The ‘remote constraint’ allowed us to be more intentional about how we connected. We experimented, failed, and some great ideas were born. We evolved our new hire welcome lunches to a virtual Miro session where we all participated in ice breakers, allowing us to both get to know new team members and deepen our relationships with old ones. We extended our monthly team-wide ritual to make space for intentional play, from fun design warm-up activities to dreaming together about the future. We broadened our hiring pool and were able to add new, diverse voices to our team. We normalized holding space to check in on each other at the start of meetings instead of jumping straight into the work. We celebrated creating healthy boundaries between work and life with the introduction of company-wide R&R days. A remarkably tough time proved to create a lot of good.

And of course, our dedication to building a great product didn’t stop. The human-centric approach to our people carries over into our product, ensuring we stayed focused on delivering impact for our customers.
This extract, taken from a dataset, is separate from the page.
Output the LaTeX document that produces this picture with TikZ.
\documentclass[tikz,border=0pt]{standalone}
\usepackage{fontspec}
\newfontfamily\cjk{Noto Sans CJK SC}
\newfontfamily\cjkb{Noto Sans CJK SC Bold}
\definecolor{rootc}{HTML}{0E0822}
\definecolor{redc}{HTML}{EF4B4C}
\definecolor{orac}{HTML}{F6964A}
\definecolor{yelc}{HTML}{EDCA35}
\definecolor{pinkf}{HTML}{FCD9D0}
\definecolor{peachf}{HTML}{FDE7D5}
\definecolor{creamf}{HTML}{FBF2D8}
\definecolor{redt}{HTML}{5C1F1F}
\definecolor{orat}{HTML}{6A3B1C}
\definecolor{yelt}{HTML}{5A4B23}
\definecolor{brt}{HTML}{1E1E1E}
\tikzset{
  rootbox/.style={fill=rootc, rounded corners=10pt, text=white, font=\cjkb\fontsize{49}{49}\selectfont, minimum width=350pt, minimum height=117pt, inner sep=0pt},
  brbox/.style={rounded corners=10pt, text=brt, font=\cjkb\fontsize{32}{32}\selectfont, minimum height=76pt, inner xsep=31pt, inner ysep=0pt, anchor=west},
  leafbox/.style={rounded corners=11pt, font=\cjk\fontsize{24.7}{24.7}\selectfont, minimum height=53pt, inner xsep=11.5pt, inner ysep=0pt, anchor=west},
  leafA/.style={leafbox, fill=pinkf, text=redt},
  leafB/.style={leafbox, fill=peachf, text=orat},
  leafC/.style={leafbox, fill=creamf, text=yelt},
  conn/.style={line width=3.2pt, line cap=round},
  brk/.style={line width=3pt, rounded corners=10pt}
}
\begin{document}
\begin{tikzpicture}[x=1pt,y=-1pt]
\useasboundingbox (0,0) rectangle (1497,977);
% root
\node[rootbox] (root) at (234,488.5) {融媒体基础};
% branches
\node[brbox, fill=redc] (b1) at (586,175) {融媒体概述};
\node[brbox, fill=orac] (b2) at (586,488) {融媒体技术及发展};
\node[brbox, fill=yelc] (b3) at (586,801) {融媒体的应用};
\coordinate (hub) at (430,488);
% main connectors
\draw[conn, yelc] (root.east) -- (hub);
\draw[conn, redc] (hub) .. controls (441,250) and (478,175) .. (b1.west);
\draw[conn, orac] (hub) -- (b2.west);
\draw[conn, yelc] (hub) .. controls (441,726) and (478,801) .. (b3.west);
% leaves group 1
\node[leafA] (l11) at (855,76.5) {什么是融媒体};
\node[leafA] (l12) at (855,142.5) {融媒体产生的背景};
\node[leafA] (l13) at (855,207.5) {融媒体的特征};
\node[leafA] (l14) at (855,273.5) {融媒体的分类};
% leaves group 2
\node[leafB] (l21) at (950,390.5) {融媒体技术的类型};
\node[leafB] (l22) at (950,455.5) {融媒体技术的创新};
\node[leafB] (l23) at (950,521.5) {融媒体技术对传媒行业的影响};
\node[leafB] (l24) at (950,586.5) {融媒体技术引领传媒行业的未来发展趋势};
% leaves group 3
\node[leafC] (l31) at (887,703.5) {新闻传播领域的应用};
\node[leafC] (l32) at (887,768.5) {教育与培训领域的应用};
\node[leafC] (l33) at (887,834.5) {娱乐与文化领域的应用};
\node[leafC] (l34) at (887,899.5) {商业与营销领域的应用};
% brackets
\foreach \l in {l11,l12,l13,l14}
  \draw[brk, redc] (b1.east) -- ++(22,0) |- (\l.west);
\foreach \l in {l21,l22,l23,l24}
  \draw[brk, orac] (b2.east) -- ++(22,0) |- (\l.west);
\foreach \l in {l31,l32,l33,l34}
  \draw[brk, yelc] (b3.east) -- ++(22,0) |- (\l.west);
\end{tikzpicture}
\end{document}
Turns out the investments we made in taking care of each other made us better at how we approached our work.

Lesson three — Ask for what you need

This brings me to what has been the most formative milestone for me personally. In October 2020, I became a mom to my beautiful son, Caleb. The experiences of being a first-time parent oscillated fast from immeasurable joy to wild overwhelming challenge and back again.

And it came with a new reality. I was a different person with different priorities. When it came time to return from my maternity leave, I was part ready, part heartbroken. While I was incredibly grateful to know I was returning to a place where I could embrace the new version of me and bring my full self to work, I also knew bringing myself to work required trading off precious time with my son.

This meant I needed to get laser-focused on how to make my work as purposeful as I possibly could. I needed to find balance and make the most of my time so I could show up to the best of my abilities in both aspects of my life.

And lucky for me, Sprout is a place that acknowledges that not every individual’s career needs to follow the same path. We fit roles to people, not people to roles. After plenty of introspection, I knew I wanted to shift my focus to be further in service of the team that had given me a safe space to grow. My passion continued to be around setting them up to do their best work, and doing it in a way that not only maintained my new boundaries but also worked to give designers time back, too.

With the support of design leadership, I shifted into a new role establishing our Product Design Enablement Practice. I feel an immense amount of privilege to be given this opportunity to focus fully on equipping designers with what they need to thrive. There’s a long road of learning ahead, but this step has helped me recognize how far I have come. I’m now able to have the courage to step into the unknown, acknowledge the fear in doing so, and continue to push through and act in spite of it.

I’m proud to be part of a Design program that actively fosters growth through our individual and collective seasons of change. That aims to strike the right balance between stability, support, and challenge. That values openness and humility. That understands the power of caring personally. And that empowers individuals to shape their own paths. I’m proud to work somewhere that encourages the self-reflection and courage needed to lean into the discomfort that comes with all the highs and lows. What I’ve learned here has shaped me into the kind of leader who can support and cultivate this same growth in others.

As I reflect again on Tristan’s remarks, the biggest lesson I’ve taken away has been in adjusting my expectations. Trials will happen. Expect them. Or better yet, run towards them. Because what’s waiting for you on the other side tends to be well worth it.